* START Supplied material *

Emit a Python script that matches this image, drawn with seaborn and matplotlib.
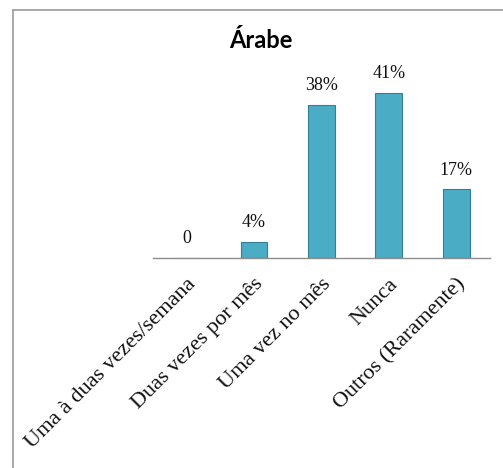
import matplotlib
matplotlib.use("Agg")
import matplotlib.pyplot as plt
from matplotlib.lines import Line2D
import seaborn as sns
import pandas as pd

categories = [
    "Uma à duas vezes/semana",
    "Duas vezes por mês",
    "Uma vez no mês",
    "Nunca",
    "Outros (Raramente)",
]
values = [0, 4, 38, 41, 17]
value_labels = ["0", "4%", "38%", "41%", "17%"]
title = "Árabe"

sns.set_theme(style="white")
plt.rcParams["font.family"] = ["DejaVu Sans"]

df = pd.DataFrame({"categoria": categories, "valor": values})

fig = plt.figure(figsize=(5.03, 4.68), dpi=100)
fig.patch.set_facecolor("white")
ax = fig.add_axes([0.304, 0.4487, 0.670, 0.3876])

sns.barplot(data=df, x="categoria", y="valor", ax=ax, color="#4BACC6",
            saturation=1, width=0.4, edgecolor="#357F94", linewidth=0.8)

ax.set_xlim(-0.5, len(categories) - 0.5)
ax.set_ylim(0, 45)
ax.set_xlabel("")
ax.set_ylabel("")
ax.set_yticks([])
for side in ("left", "right", "top"):
    ax.spines[side].set_visible(False)
ax.spines["bottom"].set_color("#8c8c8c")
ax.spines["bottom"].set_linewidth(1.0)

ax.tick_params(axis="x", length=0, pad=12)
ax.set_xticks(range(len(categories)))
ax.set_xticklabels(categories, rotation=45, ha="right", rotation_mode="anchor",
                   family="Liberation Serif", fontsize=16, color="#111111")

for i, (v, lab) in enumerate(zip(values, value_labels)):
    ax.annotate(lab, xy=(i, v), xytext=(0, 14), textcoords="offset points",
                ha="center", va="center", family="Liberation Serif",
                fontsize=13, color="#111111", annotation_clip=False)

fig.text(0.519, 0.913, title, ha="center", va="center", family="Lato",
         fontweight="bold", fontsize=17, color="black")

# chart frame (left and top edges)
fig.add_artist(Line2D([13 / 503, 13 / 503], [0, 1 - 10 / 468],
                      transform=fig.transFigure, color="#999999", lw=1.2))
fig.add_artist(Line2D([13 / 503, 1], [1 - 10 / 468, 1 - 10 / 468],
                      transform=fig.transFigure, color="#999999", lw=1.2))

fig.savefig("out.png", dpi=100)
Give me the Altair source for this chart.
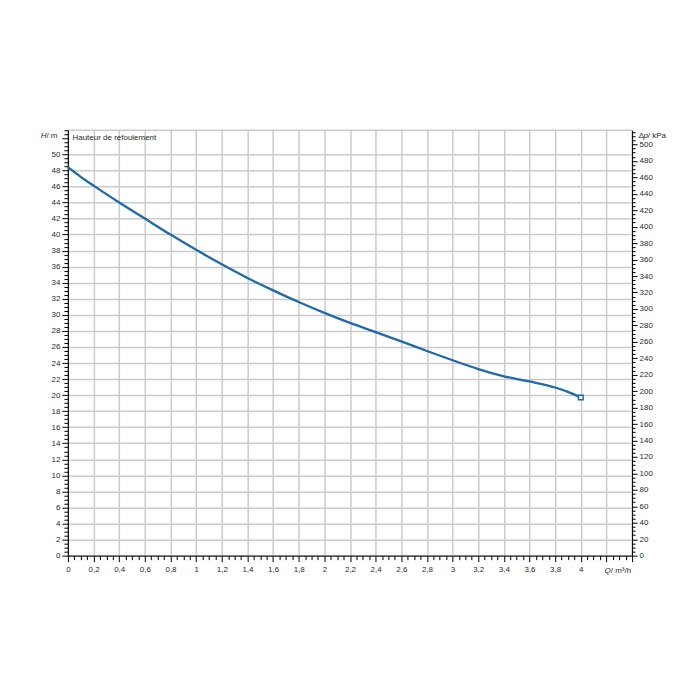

* END Supplied material *

■ Your goal ■
Retype every entry verbatim and exclude the pictures from the copy.

■ Exercise response ■
Emit a Python script that matches this image, drawn with seaborn and matplotlib.
import matplotlib
matplotlib.use("Agg")
import matplotlib.pyplot as plt
from matplotlib.lines import Line2D
import seaborn as sns
import pandas as pd

categories = [
    "Uma à duas vezes/semana",
    "Duas vezes por mês",
    "Uma vez no mês",
    "Nunca",
    "Outros (Raramente)",
]
values = [0, 4, 38, 41, 17]
value_labels = ["0", "4%", "38%", "41%", "17%"]
title = "Árabe"

sns.set_theme(style="white")
plt.rcParams["font.family"] = ["DejaVu Sans"]

df = pd.DataFrame({"categoria": categories, "valor": values})

fig = plt.figure(figsize=(5.03, 4.68), dpi=100)
fig.patch.set_facecolor("white")
ax = fig.add_axes([0.304, 0.4487, 0.670, 0.3876])

sns.barplot(data=df, x="categoria", y="valor", ax=ax, color="#4BACC6",
            saturation=1, width=0.4, edgecolor="#357F94", linewidth=0.8)

ax.set_xlim(-0.5, len(categories) - 0.5)
ax.set_ylim(0, 45)
ax.set_xlabel("")
ax.set_ylabel("")
ax.set_yticks([])
for side in ("left", "right", "top"):
    ax.spines[side].set_visible(False)
ax.spines["bottom"].set_color("#8c8c8c")
ax.spines["bottom"].set_linewidth(1.0)

ax.tick_params(axis="x", length=0, pad=12)
ax.set_xticks(range(len(categories)))
ax.set_xticklabels(categories, rotation=45, ha="right", rotation_mode="anchor",
                   family="Liberation Serif", fontsize=16, color="#111111")

for i, (v, lab) in enumerate(zip(values, value_labels)):
    ax.annotate(lab, xy=(i, v), xytext=(0, 14), textcoords="offset points",
                ha="center", va="center", family="Liberation Serif",
                fontsize=13, color="#111111", annotation_clip=False)

fig.text(0.519, 0.913, title, ha="center", va="center", family="Lato",
         fontweight="bold", fontsize=17, color="black")

# chart frame (left and top edges)
fig.add_artist(Line2D([13 / 503, 13 / 503], [0, 1 - 10 / 468],
                      transform=fig.transFigure, color="#999999", lw=1.2))
fig.add_artist(Line2D([13 / 503, 1], [1 - 10 / 468, 1 - 10 / 468],
                      transform=fig.transFigure, color="#999999", lw=1.2))

fig.savefig("out.png", dpi=100)
Give me the Altair source for this chart.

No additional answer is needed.